Şunu da hatırlatalım: Her şeyin vücudunun “kün” (ol) emriyle bağlı olması bir temsil ve teşbihtir. Bu temsil, halk ve icattaki kolaylığı anlatmak içindir. Yani her şey sanki bir “kün” (ol) emriyle olur, bu kadar kolay yaratılır; halk ve icatta hiçbir zahmet ve meşakkat yoktur.

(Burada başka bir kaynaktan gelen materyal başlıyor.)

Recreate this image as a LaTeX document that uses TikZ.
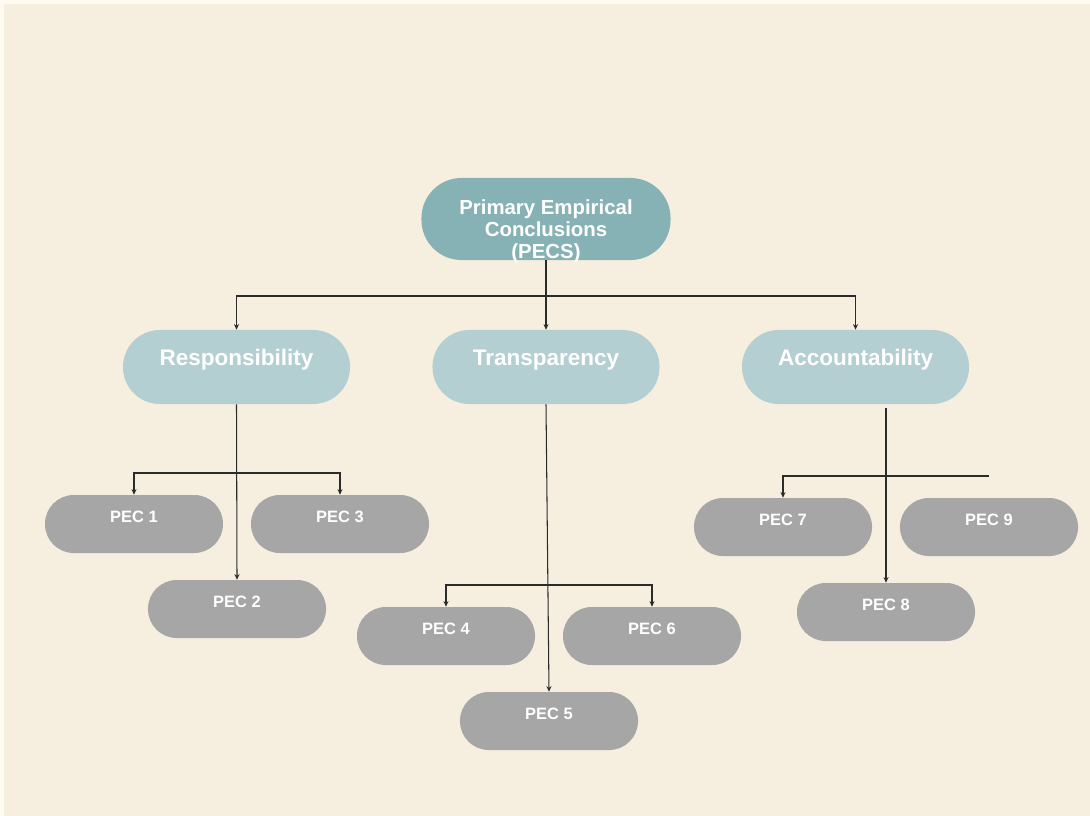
\documentclass[tikz,border=0pt]{standalone}
\usepackage{fontspec}
\setmainfont{Liberation Sans}
\usepackage{xcolor}
\usepackage{tikz}
\usetikzlibrary{arrows.meta}

\definecolor{pagewhite}{HTML}{FFFBF0}
\definecolor{paper}{HTML}{F6EFE0}
\definecolor{rootteal}{HTML}{86B2B5}
\definecolor{pillarblue}{HTML}{B4CFD1}
\definecolor{pecgray}{HTML}{A6A6A6}
\definecolor{linkgray}{HTML}{2B2B2B}

\tikzset{
    rootbox/.style={fill=rootteal, rounded corners=1cm, inner sep=0pt,
        minimum width=6.225cm, minimum height=2.05cm},
    pillar/.style={fill=pillarblue, rounded corners=0.92cm, inner sep=0pt,
        minimum width=5.675cm, minimum height=1.85cm, text=white,
        font=\fontsize{16}{19}\selectfont\bfseries,
        text height=11.4pt, text depth=13.4pt},
    pecbox/.style={fill=pecgray, rounded corners=0.72cm, inner sep=0pt,
        minimum width=4.45cm, minimum height=1.45cm, text=white,
        font=\fontsize{11.7}{14}\selectfont\bfseries,
        text height=8.3pt, text depth=10.1pt},
    link/.style={draw=linkgray, line width=0.75pt, -{Stealth[length=4pt,width=3.6pt]}},
    plain/.style={draw=linkgray, line width=0.75pt}
}

\begin{document}
\begin{tikzpicture}[x=0.025cm, y=-0.025cm]
    \useasboundingbox (0,0) rectangle (1090,815);
    \fill[pagewhite] (-5,-5) rectangle (1095,820);
    \fill[paper] (4,4) rectangle (1095,820);

    \node[rootbox, label={[text=white, align=center, yshift=-8.4pt,
        font=\fontsize{14.5}{15.6}\selectfont\bfseries]center:Primary Empirical\\Conclusions\\(PECS)}]
        (pecs) at (546,219) {};

    \node[pillar] (res) at (236.5,367) {Responsibility};
    \node[pillar] (tra) at (546,367) {Transparency};
    \node[pillar] (acc) at (855.5,367) {Accountability};

    \node[pecbox] (pec1) at (134,524) {PEC 1};
    \node[pecbox] (pec2) at (237,609) {PEC 2};
    \node[pecbox] (pec3) at (340,524) {PEC 3};
    \node[pecbox] (pec4) at (446,636) {PEC 4};
    \node[pecbox] (pec5) at (549,721) {PEC 5};
    \node[pecbox] (pec6) at (652,636) {PEC 6};
    \node[pecbox] (pec7) at (783,527) {PEC 7};
    \node[pecbox] (pec8) at (886,612) {PEC 8};
    \node[pecbox] (pec9) at (989,527) {PEC 9};

    \coordinate (split) at (546,296);
    \coordinate (rsplit) at (236.5,473);
    \coordinate (tsplit) at (547.5,585);
    \coordinate (asrc) at (886,408);
    \coordinate (asplit) at (886,476);

    \draw[link] (pecs.south) -- (tra.north);
    \draw[link] (split) -| (res.north);
    \draw[link] (split) -| (acc.north);

    \draw[link] (res.south) -- (pec2.north);
    \draw[link] (rsplit) -| (pec1.north);
    \draw[link] (rsplit) -| (pec3.north);

    \draw[link] (tra.south) -- (pec5.north);
    \draw[link] (tsplit) -| (pec4.north);
    \draw[link] (tsplit) -| (pec6.north);

    \draw[link] (asrc) -- (pec8.north);
    \draw[link] (asplit) -| (pec7.north);
    \draw[plain] (asplit) -- (asplit -| pec9.north);
\end{tikzpicture}
\end{document}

Her şeyin “kün” emriyle yaratılması bu manadadır. Yoksa Allahu Teâlâ bir şeyi yaratmak istediğinde ona “kün” demez. Allah yaratmak isteyince irade-i İlahiye o şeye taalluk eder; kudret-i İlahiye onu kaza eder.

İşte mümin böyle bir Zata tevekkül eder; her musibete karşı  اِنَّا لِلّٰهِ وَاِنَّا اِلَيْهِ رَاجِعُونَ  (Şüphesiz biz Allah’ın mülküyüz ve ancak O’na döneceğiz.) deyip itminan-ı kalp ile Ona itimat eder.

Tabii bu meseleleri okumak ve izah etmek kolay… Asıl zor olan, hakikati ruha ve kalbe işletip meleke hâline getirmek. Cenab- Hak bizlere, bu hakikatleri okuma hususunda inayet ettiği gibi, yaşama hususunda da inayet etsin. Bizleri tevekkül eden ve sabreden kullar zümresine dâhil eylesin. Âmin.